Maggie Shea

Personal information
- Full name: Margaret Shea
- Nationality: American
- Born: July 13, 1989 (age 36) Wilmette, Illinois, U.S.

Sailing career
- Sport: Sailing
- Club: Kilroy Realty, Chicago Yacht Club
- Class: 49er FX

Medal record
Women's sailing
Representing United States
World Championships
| Bronze medal – third place | 2014 Cork | Match race |
| Bronze medal – third place | 2020 Geelong | 49er FX |
Pan American Games
| Silver medal – second place | 2019 Lima | 49er FX |
| Bronze medal – third place | 2023 Santiago | 49er FX |

= Maggie Shea =

American sailor

	Margaret "Maggie" Shea (/ʃeɪ/ SHAY; born July 13, 1989) is an American sailor who is a Pan American Games medallist and a two-time medallist in the World Championships.

==Career==
After graduating from Connecticut College, where she led the Camels to a second-place finish in the 2011 ISCA Women's Finals, Shea dedicated herself to professional sports, being one of the founders of the Epic Racing team, in the Match Race category.
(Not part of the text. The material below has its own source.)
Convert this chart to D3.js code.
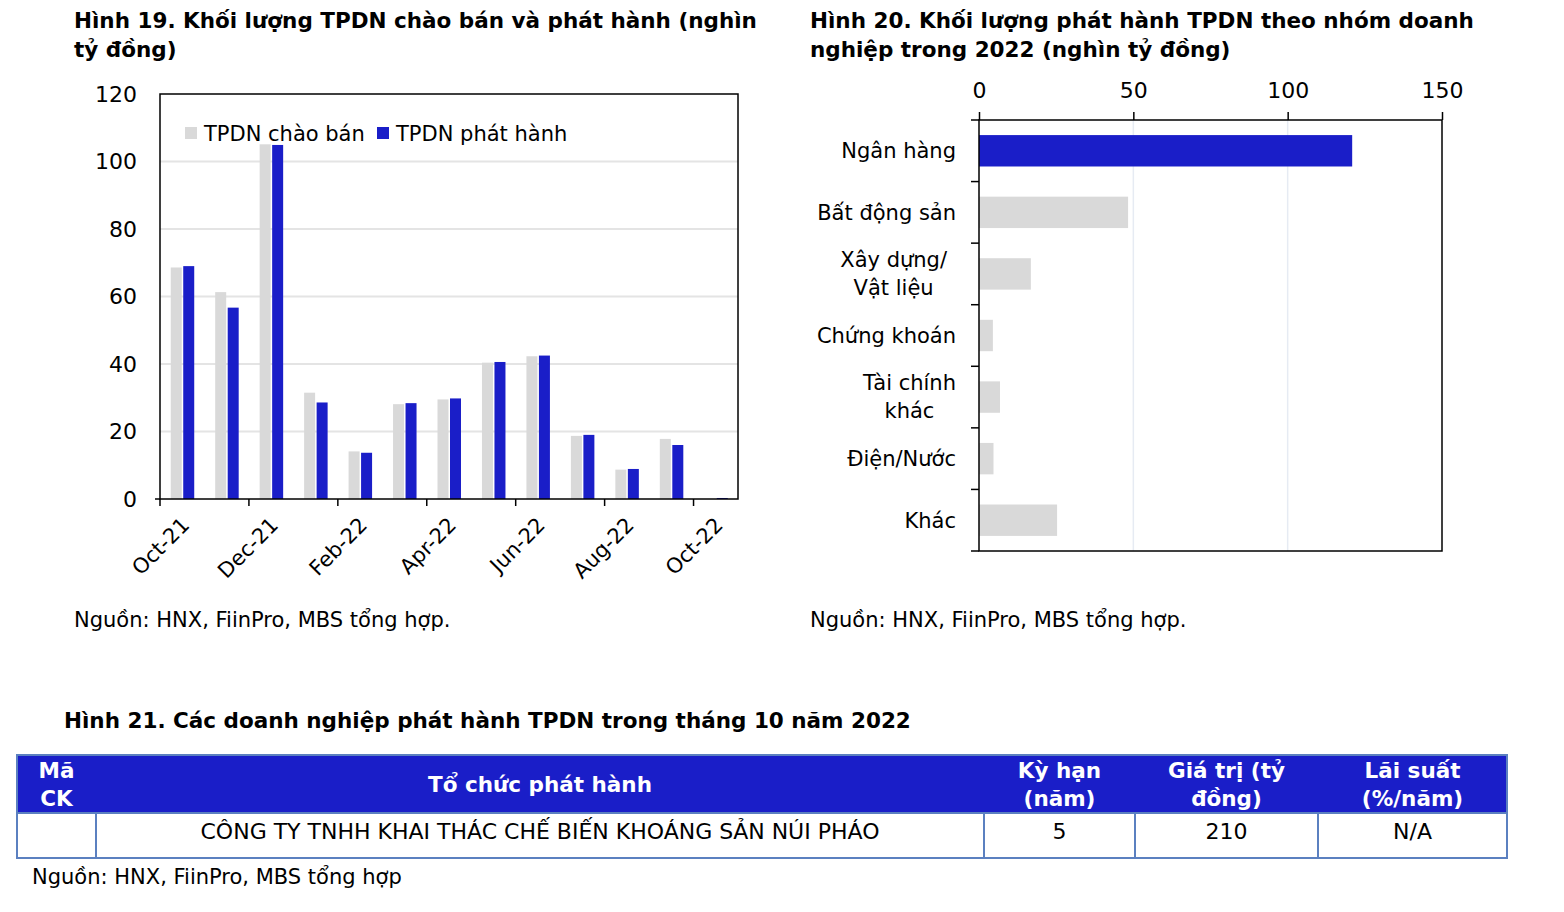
<!DOCTYPE html>
<html><head><meta charset="utf-8">
<script src="https://cdn.jsdelivr.net/npm/d3@7"></script>
<style>
body{margin:0;background:#fff;}
svg text{font-family:"DejaVu Sans",sans-serif;fill:#000;}
</style></head>
<body>
<svg id="c" width="1564" height="912"></svg>
<script>
// ---- Data ----
const months = ["Oct-21","Nov-21","Dec-21","Jan-22","Feb-22","Mar-22","Apr-22","May-22","Jun-22","Jul-22","Aug-22","Sep-22","Oct-22"];
const offered = [68.6, 61.3, 105.1, 31.5, 14.1, 28.1, 29.5, 40.4, 42.3, 18.7, 8.7, 17.8, 0];
const issued  = [69.0, 56.7, 104.9, 28.6, 13.7, 28.4, 29.8, 40.6, 42.5, 19.0, 8.9, 16.0, 0.3];
const seriesNames = ["TPDN chào bán","TPDN phát hành"];
const yTicks = [0,20,40,60,80,100,120];

const sectors = [["Ngân hàng"],["Bất động sản"],["Xây dựng/","Vật liệu"],["Chứng khoán"],["Tài chính","khác"],["Điện/Nước"],["Khác"]];
const sectorValues = [120.9, 48.3, 16.8, 4.5, 6.8, 4.7, 25.3];
const xTicks2 = [0,50,100,150];

const tableHeader = [["Mã","CK"],["Tổ chức phát hành"],["Kỳ hạn","(năm)"],["Giá trị (tỷ","đồng)"],["Lãi suất","(%/năm)"]];
const tableRow = ["", "CÔNG TY TNHH KHAI THÁC CHẾ BIẾN KHOÁNG SẢN NÚI PHÁO", "5", "210", "N/A"];

const BLUE = "#1a1ec8", GRAY = "#d9d9d9", TBORDER = "#5b80c0";
const svg = d3.select("#c");
const FS = 21, FB = 21.5;

// ---- Titles ----
function lines(x, y, arr, lh, opts) {
  const t = svg.append("text").attr("x", x).attr("y", y)
    .attr("font-size", opts.size || (opts.bold ? FB : FS)).attr("font-weight", opts.bold ? "bold" : "normal");
  arr.forEach((s, i) => t.append("tspan").attr("x", x).attr("dy", i ? lh : 0).text(s));
  return t;
}
lines(74, 28, ["Hình 19. Khối lượng TPDN chào bán và phát hành (nghìn","tỷ đồng)"], 29, {bold:true});
lines(810, 28, ["Hình 20. Khối lượng phát hành TPDN theo nhóm doanh","nghiệp trong 2022 (nghìn tỷ đồng)"], 29, {bold:true});
lines(74, 627, ["Nguồn: HNX, FiinPro, MBS tổng hợp."], 0, {});
lines(810, 627, ["Nguồn: HNX, FiinPro, MBS tổng hợp."], 0, {});
lines(64, 728, ["Hình 21. Các doanh nghiệp phát hành TPDN trong tháng 10 năm 2022"], 0, {bold:true});
lines(32, 884, ["Nguồn: HNX, FiinPro, MBS tổng hợp"], 0, {});

// ---- Chart 1 ----
{
  const L = 160, R = 738, T = 94, B = 499;
  const x = d3.scaleBand().domain(months).range([L, R]).padding(0);
  const xs = d3.scaleBand().domain(seriesNames).range([-11.5, 12]).paddingInner(0.12);
  const y = d3.scaleLinear().domain([0,120]).range([B, T]);
  const g = svg.append("g");
  g.selectAll("line.grid").data(yTicks.filter(d => d > 0 && d < 120)).join("line")
    .attr("x1", L).attr("x2", R).attr("y1", d => y(d)).attr("y2", d => y(d))
    .attr("stroke", "#e4e4e4").attr("stroke-width", 2);
  const data = months.map((m, i) => ({m, v: [offered[i], issued[i]]}));
  const grp = g.selectAll("g.m").data(data).join("g")
    .attr("transform", d => `translate(${x(d.m) + x.bandwidth()/2},0)`);
  grp.selectAll("rect").data(d => d.v.map((v, j) => ({v, s: seriesNames[j]}))).join("rect")
    .attr("x", d => xs(d.s)).attr("width", xs.bandwidth())
    .attr("y", d => y(d.v)).attr("height", d => B - y(d.v))
    .attr("fill", (d, j) => j ? BLUE : GRAY);
  g.append("rect").attr("x", L).attr("y", T).attr("width", R - L).attr("height", B - T)
    .attr("fill", "none").attr("stroke", "#000").attr("stroke-width", 1.5);
  // y axis
  const ya = g.append("g").attr("transform", `translate(${L},0)`)
    .call(d3.axisLeft(y).tickValues(yTicks).tickSize(0).tickPadding(23));
  ya.select(".domain").remove();
  ya.selectAll("text").attr("font-size", 22).attr("font-family", "DejaVu Sans Condensed").attr("fill", "#000");
  g.append("line").attr("x1", L - 5).attr("x2", L).attr("y1", B).attr("y2", B).attr("stroke", "#000").attr("stroke-width", 1.5);
  // x ticks at every other category left edge
  const tickMonths = months.filter((m, i) => i % 2 === 0);
  g.selectAll("line.xt").data(tickMonths).join("line")
    .attr("x1", d => x(d)).attr("x2", d => x(d)).attr("y1", B).attr("y2", B + 7)
    .attr("stroke", "#000").attr("stroke-width", 1.5);
  g.selectAll("text.xl").data(tickMonths).join("text")
    .attr("transform", d => `translate(${x(d) + x.bandwidth()/2 - 2},${B + 17}) rotate(-45)`)
    .attr("text-anchor", "end").attr("dy", "0.7em").attr("font-size", FS).text(d => d);
  // legend
  const lg = g.append("g");
  const lx = [185, 377];
  seriesNames.forEach((s, j) => {
    lg.append("rect").attr("x", lx[j]).attr("y", 127).attr("width", 12).attr("height", 12).attr("fill", j ? BLUE : GRAY);
    lg.append("text").attr("x", lx[j] + 19).attr("y", 141).attr("font-size", FS).text(s);
  });
}

// ---- Chart 2 ----
{
  const L = 979, R = 1442, T = 120, B = 551;
  const x = d3.scaleLinear().domain([0,150]).range([L, R]);
  const y = d3.scaleBand().domain(d3.range(sectors.length)).range([T, B]).padding(0);
  const g = svg.append("g");
  g.selectAll("line.grid").data([50,100]).join("line")
    .attr("x1", d => x(d)).attr("x2", d => x(d)).attr("y1", T).attr("y2", B)
    .attr("stroke", "#e6ebf3").attr("stroke-width", 1.5);
  g.selectAll("rect.bar").data(sectorValues).join("rect")
    .attr("x", L).attr("y", (d, i) => y(i) + y.bandwidth()*0.245)
    .attr("width", d => x(d) - L).attr("height", y.bandwidth()*0.51)
    .attr("fill", (d, i) => i === 0 ? BLUE : GRAY);
  g.append("rect").attr("x", L).attr("y", T).attr("width", R - L).attr("height", B - T)
    .attr("fill", "none").attr("stroke", "#000").attr("stroke-width", 1.5);
  const xa = g.append("g").attr("transform", `translate(0,${T})`)
    .call(d3.axisTop(x).tickValues(xTicks2).tickSize(8).tickPadding(14));
  xa.select(".domain").remove();
  xa.selectAll("line").attr("stroke", "#000").attr("stroke-width", 1.5);
  xa.selectAll("text").attr("font-size", 22).attr("font-family", "DejaVu Sans Condensed").attr("fill", "#000");
  // left ticks at band boundaries
  const bounds = d3.range(sectors.length + 1).map(i => T + i * y.step());
  g.selectAll("line.yt").data(bounds).join("line")
    .attr("x1", L - 8).attr("x2", L).attr("y1", d => d).attr("y2", d => d)
    .attr("stroke", "#000").attr("stroke-width", 1.5);
  // labels
  sectors.forEach((ls, i) => {
    const cy = y(i) + y.bandwidth()/2;
    const t = g.append("text").attr("font-size", FS).attr("text-anchor", ls.length > 1 ? "middle" : "end");
    if (ls.length === 1) {
      t.attr("x", 956).attr("y", cy).attr("dy", "0.35em").text(ls[0]);
    } else {
      ls.forEach((s, k) => t.append("tspan").attr("y", cy + (k - 0.5) * 28).attr("dy", "0.35em").text(s));
      let w = 0;
      t.selectAll("tspan").each(function(){ w = Math.max(w, this.getComputedTextLength()); });
      const shift = i === 2 ? 9 : 0;
      t.selectAll("tspan").attr("x", 956 - w/2 - shift);
    }
  });
}

// ---- Table ----
{
  const cols = [17, 96, 984, 1135, 1318, 1507];
  const hT = 755, hB = 813, rB = 858;
  const g = svg.append("g");
  g.append("rect").attr("x", cols[0]).attr("y", hT).attr("width", cols[5]-cols[0]).attr("height", hB-hT).attr("fill", BLUE);
  g.append("rect").attr("x", cols[0]).attr("y", hT).attr("width", cols[5]-cols[0]).attr("height", rB-hT)
    .attr("fill", "none").attr("stroke", TBORDER).attr("stroke-width", 2);
  g.append("line").attr("x1", cols[0]).attr("x2", cols[5]).attr("y1", hB).attr("y2", hB).attr("stroke", TBORDER).attr("stroke-width", 2);
  g.selectAll("line.cd").data(cols.slice(1, 5)).join("line")
    .attr("x1", d => d).attr("x2", d => d).attr("y1", hB).attr("y2", rB).attr("stroke", TBORDER).attr("stroke-width", 2);
  tableHeader.forEach((ls, i) => {
    const cx = (cols[i] + cols[i+1]) / 2, cy = (hT + hB) / 2;
    const t = g.append("text").attr("font-size", FB).attr("font-weight", "bold").attr("text-anchor", "middle").style("fill", "#fff");
    ls.forEach((s, k) => t.append("tspan").attr("x", cx).attr("y", cy + (k - (ls.length-1)/2) * 28).attr("dy", "0.35em").text(s));
  });
  tableRow.forEach((s, i) => {
    g.append("text").attr("x", (cols[i] + cols[i+1]) / 2).attr("y", 831).attr("dy", "0.35em")
      .attr("font-size", 22).attr("font-family", "DejaVu Sans Condensed").attr("text-anchor", "middle").text(s);
  });
}
</script>
</body></html>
As a member of the team, she won a bronze medal at the 2014 World Championships.

In 2019, Shea won the silver medal at the Pan American Games, in the 49er FX class. Her partner was her compatriot Stephanie Roble. The team was defeated by the Brazilian Olympic champion duo, Martine Grael and Kahena Kunze, who won nine of the twelve races. Much more balanced was against Argentina's Victoria Travascio and María Sol Branz, which ended with an advantage of one point less lost to the Americans after the Argentines were disqualified from the medal race.

In 2020, Shea won her first major result at the international level, the bronze medal in the 49er & 49er FX World Championships of the 49er FX class, in Geelong, Australia. With this result, she and her partner Roble earned the right to represent the United States at the 2020 Summer Olympics in Tokyo.